Goal =
Transcribe all of the data exactly. Omit the pictures.

Task material =
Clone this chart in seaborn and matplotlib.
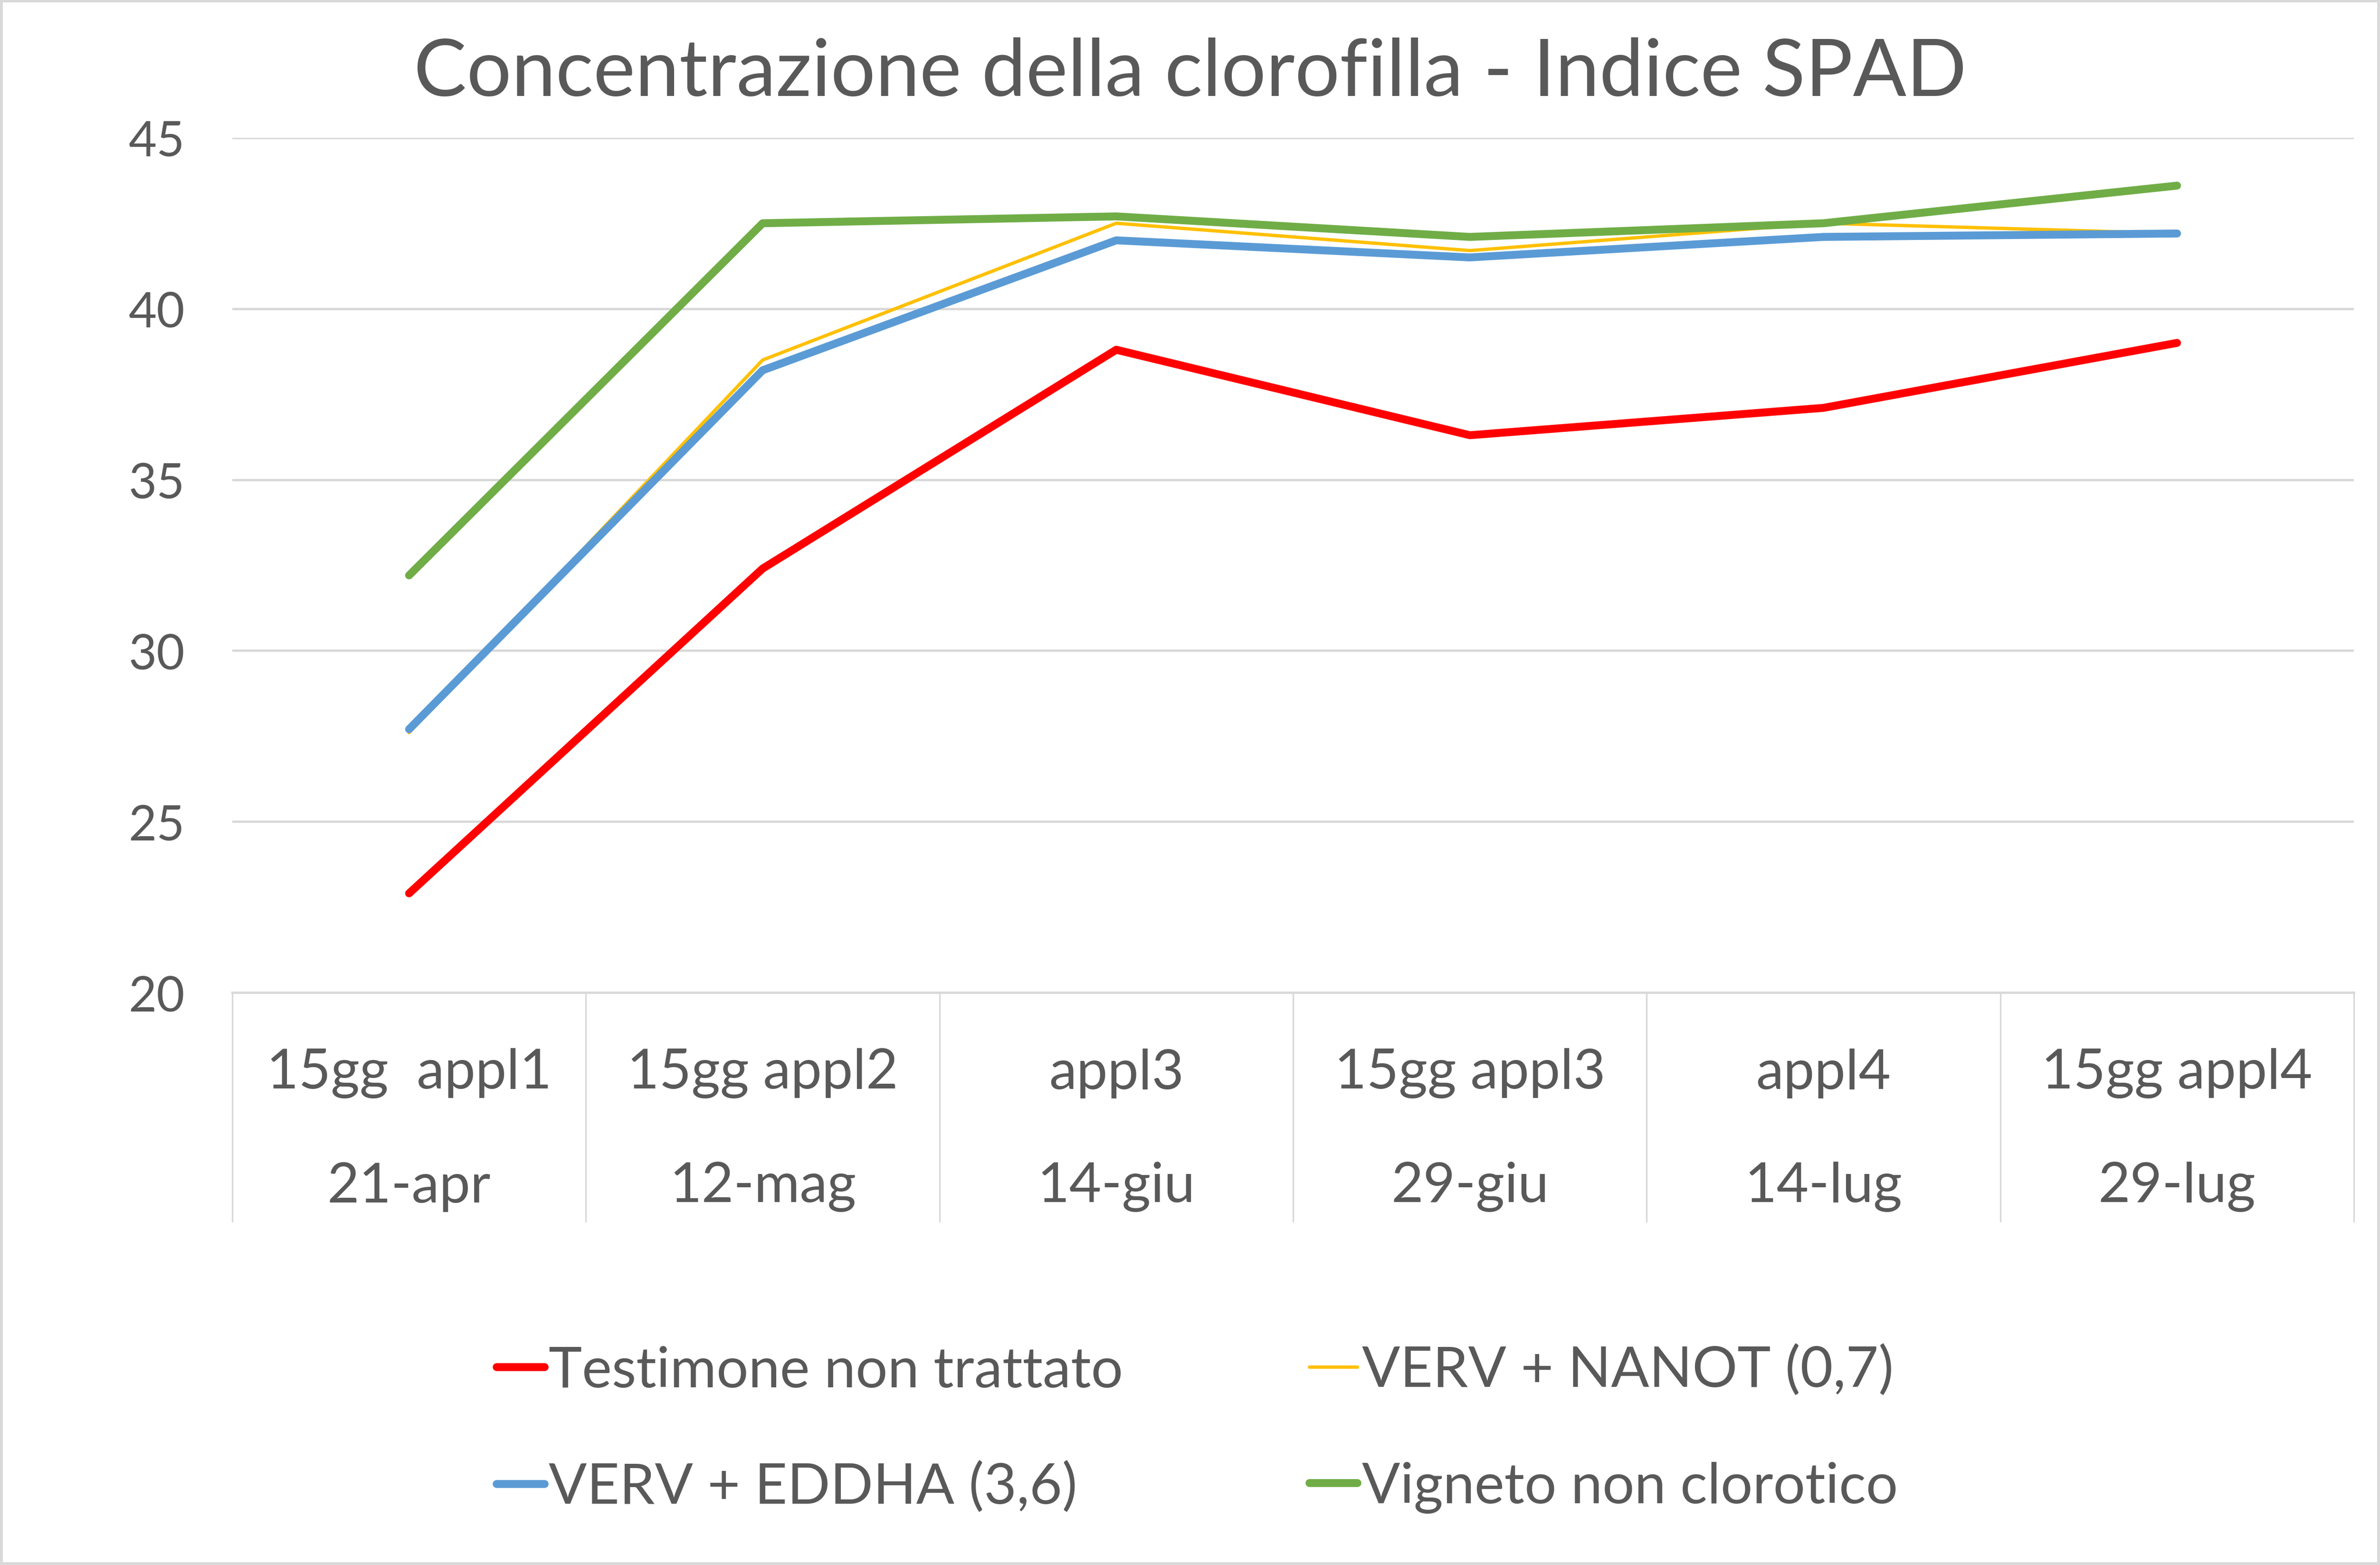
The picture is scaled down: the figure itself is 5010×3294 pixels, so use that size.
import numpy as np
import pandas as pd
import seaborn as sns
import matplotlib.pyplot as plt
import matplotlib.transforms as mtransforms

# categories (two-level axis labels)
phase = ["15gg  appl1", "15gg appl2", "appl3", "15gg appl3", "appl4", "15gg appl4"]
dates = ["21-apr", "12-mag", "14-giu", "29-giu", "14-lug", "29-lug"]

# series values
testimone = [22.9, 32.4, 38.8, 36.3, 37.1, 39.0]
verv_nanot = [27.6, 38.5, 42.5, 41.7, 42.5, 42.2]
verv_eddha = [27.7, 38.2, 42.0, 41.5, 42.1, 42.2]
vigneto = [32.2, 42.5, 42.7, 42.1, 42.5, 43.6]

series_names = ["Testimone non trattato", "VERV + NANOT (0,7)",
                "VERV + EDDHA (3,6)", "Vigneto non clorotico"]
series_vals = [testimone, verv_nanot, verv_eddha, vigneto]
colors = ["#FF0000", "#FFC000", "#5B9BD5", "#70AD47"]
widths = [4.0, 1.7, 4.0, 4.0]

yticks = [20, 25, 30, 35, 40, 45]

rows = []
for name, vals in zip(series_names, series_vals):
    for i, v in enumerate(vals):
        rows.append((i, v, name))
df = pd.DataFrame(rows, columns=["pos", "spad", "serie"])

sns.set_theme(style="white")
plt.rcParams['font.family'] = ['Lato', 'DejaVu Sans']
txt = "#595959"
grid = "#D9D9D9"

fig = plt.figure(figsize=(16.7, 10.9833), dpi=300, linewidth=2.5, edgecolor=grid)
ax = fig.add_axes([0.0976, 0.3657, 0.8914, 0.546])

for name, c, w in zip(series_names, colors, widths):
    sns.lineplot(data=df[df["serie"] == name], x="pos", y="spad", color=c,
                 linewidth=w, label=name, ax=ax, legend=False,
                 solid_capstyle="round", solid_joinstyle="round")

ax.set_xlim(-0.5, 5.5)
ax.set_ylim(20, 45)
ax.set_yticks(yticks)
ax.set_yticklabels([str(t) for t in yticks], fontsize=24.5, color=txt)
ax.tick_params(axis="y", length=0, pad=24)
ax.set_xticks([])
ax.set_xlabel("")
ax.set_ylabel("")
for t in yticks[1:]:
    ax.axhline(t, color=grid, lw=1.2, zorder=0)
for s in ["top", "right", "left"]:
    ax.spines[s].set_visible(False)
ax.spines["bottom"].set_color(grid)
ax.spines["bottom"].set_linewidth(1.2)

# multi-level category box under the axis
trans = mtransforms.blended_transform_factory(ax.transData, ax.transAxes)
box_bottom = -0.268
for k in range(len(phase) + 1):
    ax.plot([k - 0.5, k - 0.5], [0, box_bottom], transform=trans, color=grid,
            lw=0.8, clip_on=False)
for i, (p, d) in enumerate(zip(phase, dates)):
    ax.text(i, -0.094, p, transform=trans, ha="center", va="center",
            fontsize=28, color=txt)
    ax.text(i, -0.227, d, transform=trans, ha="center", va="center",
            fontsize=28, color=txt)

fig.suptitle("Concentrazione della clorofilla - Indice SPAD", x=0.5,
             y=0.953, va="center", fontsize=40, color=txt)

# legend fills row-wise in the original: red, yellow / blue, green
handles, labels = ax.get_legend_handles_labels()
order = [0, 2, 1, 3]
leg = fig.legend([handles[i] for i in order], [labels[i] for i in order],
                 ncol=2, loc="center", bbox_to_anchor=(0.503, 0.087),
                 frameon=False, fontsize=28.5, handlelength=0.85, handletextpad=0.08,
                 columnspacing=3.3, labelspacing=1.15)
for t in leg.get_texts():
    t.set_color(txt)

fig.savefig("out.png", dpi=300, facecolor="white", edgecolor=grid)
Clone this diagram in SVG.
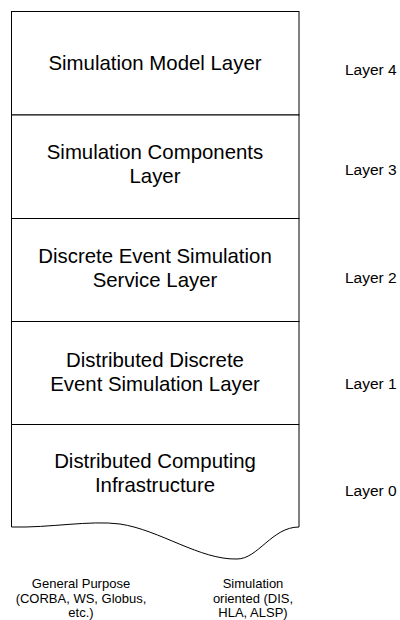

The completed task =
Clone this chart in seaborn and matplotlib.
The picture is scaled down: the figure itself is 5010×3294 pixels, so use that size.
import numpy as np
import pandas as pd
import seaborn as sns
import matplotlib.pyplot as plt
import matplotlib.transforms as mtransforms

# categories (two-level axis labels)
phase = ["15gg  appl1", "15gg appl2", "appl3", "15gg appl3", "appl4", "15gg appl4"]
dates = ["21-apr", "12-mag", "14-giu", "29-giu", "14-lug", "29-lug"]

# series values
testimone = [22.9, 32.4, 38.8, 36.3, 37.1, 39.0]
verv_nanot = [27.6, 38.5, 42.5, 41.7, 42.5, 42.2]
verv_eddha = [27.7, 38.2, 42.0, 41.5, 42.1, 42.2]
vigneto = [32.2, 42.5, 42.7, 42.1, 42.5, 43.6]

series_names = ["Testimone non trattato", "VERV + NANOT (0,7)",
                "VERV + EDDHA (3,6)", "Vigneto non clorotico"]
series_vals = [testimone, verv_nanot, verv_eddha, vigneto]
colors = ["#FF0000", "#FFC000", "#5B9BD5", "#70AD47"]
widths = [4.0, 1.7, 4.0, 4.0]

yticks = [20, 25, 30, 35, 40, 45]

rows = []
for name, vals in zip(series_names, series_vals):
    for i, v in enumerate(vals):
        rows.append((i, v, name))
df = pd.DataFrame(rows, columns=["pos", "spad", "serie"])

sns.set_theme(style="white")
plt.rcParams['font.family'] = ['Lato', 'DejaVu Sans']
txt = "#595959"
grid = "#D9D9D9"

fig = plt.figure(figsize=(16.7, 10.9833), dpi=300, linewidth=2.5, edgecolor=grid)
ax = fig.add_axes([0.0976, 0.3657, 0.8914, 0.546])

for name, c, w in zip(series_names, colors, widths):
    sns.lineplot(data=df[df["serie"] == name], x="pos", y="spad", color=c,
                 linewidth=w, label=name, ax=ax, legend=False,
                 solid_capstyle="round", solid_joinstyle="round")

ax.set_xlim(-0.5, 5.5)
ax.set_ylim(20, 45)
ax.set_yticks(yticks)
ax.set_yticklabels([str(t) for t in yticks], fontsize=24.5, color=txt)
ax.tick_params(axis="y", length=0, pad=24)
ax.set_xticks([])
ax.set_xlabel("")
ax.set_ylabel("")
for t in yticks[1:]:
    ax.axhline(t, color=grid, lw=1.2, zorder=0)
for s in ["top", "right", "left"]:
    ax.spines[s].set_visible(False)
ax.spines["bottom"].set_color(grid)
ax.spines["bottom"].set_linewidth(1.2)

# multi-level category box under the axis
trans = mtransforms.blended_transform_factory(ax.transData, ax.transAxes)
box_bottom = -0.268
for k in range(len(phase) + 1):
    ax.plot([k - 0.5, k - 0.5], [0, box_bottom], transform=trans, color=grid,
            lw=0.8, clip_on=False)
for i, (p, d) in enumerate(zip(phase, dates)):
    ax.text(i, -0.094, p, transform=trans, ha="center", va="center",
            fontsize=28, color=txt)
    ax.text(i, -0.227, d, transform=trans, ha="center", va="center",
            fontsize=28, color=txt)

fig.suptitle("Concentrazione della clorofilla - Indice SPAD", x=0.5,
             y=0.953, va="center", fontsize=40, color=txt)

# legend fills row-wise in the original: red, yellow / blue, green
handles, labels = ax.get_legend_handles_labels()
order = [0, 2, 1, 3]
leg = fig.legend([handles[i] for i in order], [labels[i] for i in order],
                 ncol=2, loc="center", bbox_to_anchor=(0.503, 0.087),
                 frameon=False, fontsize=28.5, handlelength=0.85, handletextpad=0.08,
                 columnspacing=3.3, labelspacing=1.15)
for t in leg.get_texts():
    t.set_color(txt)

fig.savefig("out.png", dpi=300, facecolor="white", edgecolor=grid)
Clone this diagram in SVG.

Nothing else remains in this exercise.